A line of loyal patrons once waited for seats at the New Empress Restaurant, where waitresses wove dim-sum carts between noisy tables filled with hundreds of customers.
Not anymore.
These days, the restaurant is a quiet place with just a few dozen customers eating in its vast 1,000-seat dining area. Although there have been no confirmed cases of SARS in Hawaii, fears of the contagious virus have taken a toll on the New Empress and many other businesses in Chinatown.
"This is the worst I've seen it," New Empress manager Eva Lau said. "This is worse than after 9/11."
Lau estimated business has dropped 75 percent and has been hurt further by the US-led war with Iraq and tax season.
The New Empress, the largest restaurant in Chinatown, hasn't laid off any of employees but has requested about one-quarter of its staff to go on vacation, Lau said.
The drop in pedestrian traffic is apparent throughout Chinatown, normally bustling with tourists, locals and downtown workers.
"When I walk around Chinatown, business is slow in general. It's not just the restaurants, but the retailers too," said Wen Lin, executive vice president of the Chinese Chamber of Commerce. "There's less people."
Rumors, misconceptions and hysteria about severe acute respiratory syndrome -- which is thought to have developed last year in China -- are keeping both tourists and locals away.

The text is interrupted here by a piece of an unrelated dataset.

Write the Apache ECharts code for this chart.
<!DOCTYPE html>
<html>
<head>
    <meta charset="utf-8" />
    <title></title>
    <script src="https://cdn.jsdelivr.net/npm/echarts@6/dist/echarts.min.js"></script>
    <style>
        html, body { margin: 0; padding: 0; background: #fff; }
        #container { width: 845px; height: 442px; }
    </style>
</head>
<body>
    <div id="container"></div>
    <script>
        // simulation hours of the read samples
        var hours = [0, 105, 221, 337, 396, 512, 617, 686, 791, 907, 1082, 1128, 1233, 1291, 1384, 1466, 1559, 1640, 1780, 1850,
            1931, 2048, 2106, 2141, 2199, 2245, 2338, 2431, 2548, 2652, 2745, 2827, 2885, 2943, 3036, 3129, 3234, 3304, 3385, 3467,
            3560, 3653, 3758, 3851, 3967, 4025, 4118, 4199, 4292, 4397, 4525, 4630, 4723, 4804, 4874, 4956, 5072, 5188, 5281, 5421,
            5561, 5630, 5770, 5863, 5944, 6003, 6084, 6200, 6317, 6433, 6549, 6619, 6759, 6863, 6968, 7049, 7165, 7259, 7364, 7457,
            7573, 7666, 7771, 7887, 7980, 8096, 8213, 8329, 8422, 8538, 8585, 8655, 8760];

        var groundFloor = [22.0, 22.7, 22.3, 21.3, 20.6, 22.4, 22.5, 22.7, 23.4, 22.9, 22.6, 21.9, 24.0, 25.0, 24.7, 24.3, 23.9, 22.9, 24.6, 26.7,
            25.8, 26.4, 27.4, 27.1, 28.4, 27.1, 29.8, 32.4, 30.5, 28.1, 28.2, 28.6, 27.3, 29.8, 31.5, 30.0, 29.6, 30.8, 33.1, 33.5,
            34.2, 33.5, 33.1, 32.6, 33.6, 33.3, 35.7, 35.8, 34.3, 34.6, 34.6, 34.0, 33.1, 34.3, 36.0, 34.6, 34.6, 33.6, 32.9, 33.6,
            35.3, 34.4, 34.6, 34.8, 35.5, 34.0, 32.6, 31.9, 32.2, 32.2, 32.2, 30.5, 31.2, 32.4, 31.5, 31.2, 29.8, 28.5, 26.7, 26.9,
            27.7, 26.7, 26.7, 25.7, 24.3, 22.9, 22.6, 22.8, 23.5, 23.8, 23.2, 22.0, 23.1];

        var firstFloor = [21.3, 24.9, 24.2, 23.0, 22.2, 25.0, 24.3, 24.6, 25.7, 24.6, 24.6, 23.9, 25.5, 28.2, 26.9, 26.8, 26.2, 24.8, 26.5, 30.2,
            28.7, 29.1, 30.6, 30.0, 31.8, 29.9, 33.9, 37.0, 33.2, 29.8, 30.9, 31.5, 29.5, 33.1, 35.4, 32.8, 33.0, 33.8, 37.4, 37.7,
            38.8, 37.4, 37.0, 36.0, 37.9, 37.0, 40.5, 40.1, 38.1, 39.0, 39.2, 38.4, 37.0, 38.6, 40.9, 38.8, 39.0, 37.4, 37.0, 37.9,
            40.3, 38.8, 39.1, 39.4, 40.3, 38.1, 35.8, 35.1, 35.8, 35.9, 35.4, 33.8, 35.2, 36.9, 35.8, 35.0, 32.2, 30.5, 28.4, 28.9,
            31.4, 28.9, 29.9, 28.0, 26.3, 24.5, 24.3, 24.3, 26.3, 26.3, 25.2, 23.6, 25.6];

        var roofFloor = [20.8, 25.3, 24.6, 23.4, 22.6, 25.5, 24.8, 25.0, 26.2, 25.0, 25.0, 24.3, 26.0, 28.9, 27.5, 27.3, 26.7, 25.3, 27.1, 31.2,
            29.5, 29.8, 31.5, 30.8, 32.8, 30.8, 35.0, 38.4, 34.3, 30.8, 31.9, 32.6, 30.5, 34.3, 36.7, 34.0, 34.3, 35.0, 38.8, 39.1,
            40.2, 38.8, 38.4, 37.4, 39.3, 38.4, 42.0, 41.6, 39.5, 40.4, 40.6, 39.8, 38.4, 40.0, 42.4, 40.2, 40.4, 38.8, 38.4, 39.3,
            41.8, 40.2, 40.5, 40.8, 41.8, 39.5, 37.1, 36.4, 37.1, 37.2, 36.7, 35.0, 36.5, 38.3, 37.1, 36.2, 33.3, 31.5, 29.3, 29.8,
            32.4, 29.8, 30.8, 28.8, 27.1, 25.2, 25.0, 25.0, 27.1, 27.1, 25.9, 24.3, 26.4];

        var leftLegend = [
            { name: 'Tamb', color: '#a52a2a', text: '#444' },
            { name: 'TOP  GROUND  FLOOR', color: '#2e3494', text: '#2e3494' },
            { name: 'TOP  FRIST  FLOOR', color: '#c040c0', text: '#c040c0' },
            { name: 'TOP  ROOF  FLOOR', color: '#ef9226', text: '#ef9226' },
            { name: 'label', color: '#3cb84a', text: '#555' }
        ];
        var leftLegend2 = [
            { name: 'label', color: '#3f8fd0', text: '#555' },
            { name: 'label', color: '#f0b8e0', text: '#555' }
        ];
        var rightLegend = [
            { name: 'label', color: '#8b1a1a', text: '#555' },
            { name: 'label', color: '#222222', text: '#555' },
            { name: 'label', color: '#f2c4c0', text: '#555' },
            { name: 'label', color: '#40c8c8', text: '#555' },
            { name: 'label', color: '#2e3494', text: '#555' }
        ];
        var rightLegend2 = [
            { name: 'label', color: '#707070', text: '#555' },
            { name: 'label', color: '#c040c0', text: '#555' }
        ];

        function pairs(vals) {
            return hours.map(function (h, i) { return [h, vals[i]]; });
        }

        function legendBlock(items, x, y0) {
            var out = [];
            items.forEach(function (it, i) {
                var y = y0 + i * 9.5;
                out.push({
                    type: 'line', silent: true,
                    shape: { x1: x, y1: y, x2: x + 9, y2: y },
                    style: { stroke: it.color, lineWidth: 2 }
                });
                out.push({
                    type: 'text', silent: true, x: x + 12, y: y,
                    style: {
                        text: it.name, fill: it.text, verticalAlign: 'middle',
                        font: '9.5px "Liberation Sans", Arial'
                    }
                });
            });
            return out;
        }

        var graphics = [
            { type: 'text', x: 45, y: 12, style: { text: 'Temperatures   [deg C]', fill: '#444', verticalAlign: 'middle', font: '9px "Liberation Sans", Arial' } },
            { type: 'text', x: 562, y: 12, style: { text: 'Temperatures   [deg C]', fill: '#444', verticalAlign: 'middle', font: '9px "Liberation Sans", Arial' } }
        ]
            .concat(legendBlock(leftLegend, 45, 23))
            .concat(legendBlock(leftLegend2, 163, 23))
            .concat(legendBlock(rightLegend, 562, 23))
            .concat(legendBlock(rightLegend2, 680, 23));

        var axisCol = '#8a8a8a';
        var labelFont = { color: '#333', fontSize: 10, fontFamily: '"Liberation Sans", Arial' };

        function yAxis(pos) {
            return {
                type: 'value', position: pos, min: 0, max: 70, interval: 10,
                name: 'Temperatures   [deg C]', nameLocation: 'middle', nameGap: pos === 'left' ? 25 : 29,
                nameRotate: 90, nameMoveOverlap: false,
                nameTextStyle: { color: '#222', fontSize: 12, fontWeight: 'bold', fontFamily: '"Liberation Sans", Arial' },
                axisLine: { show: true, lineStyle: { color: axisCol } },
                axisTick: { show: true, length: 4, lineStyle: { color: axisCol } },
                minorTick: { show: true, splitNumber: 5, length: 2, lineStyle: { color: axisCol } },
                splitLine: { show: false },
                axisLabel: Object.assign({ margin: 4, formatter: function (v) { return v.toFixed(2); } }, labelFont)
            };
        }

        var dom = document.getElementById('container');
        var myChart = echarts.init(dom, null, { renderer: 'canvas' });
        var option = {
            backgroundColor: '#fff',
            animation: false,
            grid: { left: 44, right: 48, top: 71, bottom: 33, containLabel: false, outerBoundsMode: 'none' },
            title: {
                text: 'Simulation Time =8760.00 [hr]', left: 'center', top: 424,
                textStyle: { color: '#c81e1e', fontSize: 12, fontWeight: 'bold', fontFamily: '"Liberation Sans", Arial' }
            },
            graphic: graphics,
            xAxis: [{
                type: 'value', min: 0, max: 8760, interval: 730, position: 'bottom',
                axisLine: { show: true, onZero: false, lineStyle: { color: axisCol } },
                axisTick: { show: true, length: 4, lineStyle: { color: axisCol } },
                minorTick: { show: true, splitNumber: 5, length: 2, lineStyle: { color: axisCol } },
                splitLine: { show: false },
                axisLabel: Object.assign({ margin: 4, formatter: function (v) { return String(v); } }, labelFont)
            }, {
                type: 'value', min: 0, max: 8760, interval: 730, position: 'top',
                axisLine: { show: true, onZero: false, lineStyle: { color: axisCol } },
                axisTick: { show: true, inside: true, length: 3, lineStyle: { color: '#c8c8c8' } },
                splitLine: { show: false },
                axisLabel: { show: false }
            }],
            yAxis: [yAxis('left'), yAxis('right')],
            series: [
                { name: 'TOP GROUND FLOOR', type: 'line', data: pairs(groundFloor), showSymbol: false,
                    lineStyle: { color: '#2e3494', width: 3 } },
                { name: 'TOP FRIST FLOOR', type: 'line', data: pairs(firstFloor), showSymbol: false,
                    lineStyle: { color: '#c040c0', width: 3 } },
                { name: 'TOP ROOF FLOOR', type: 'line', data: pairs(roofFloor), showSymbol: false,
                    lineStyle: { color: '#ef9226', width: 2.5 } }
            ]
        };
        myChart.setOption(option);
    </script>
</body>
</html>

Business owners say the unfounded rumors have been rampant about restaurant staff dying of SARS, customers contracting the illness and businesses being shut down by the state. Now, the businesses are doing its best to survive and convince people that Chinatown is SARS-free.
"There's not even one case of SARS in Chinatown," Lau said.
Dr. James Marzolk, a program manager for epidemiology with the Department of Health's disease control branch, said the rumors are "completely unsubstantiated," and tries to prove it.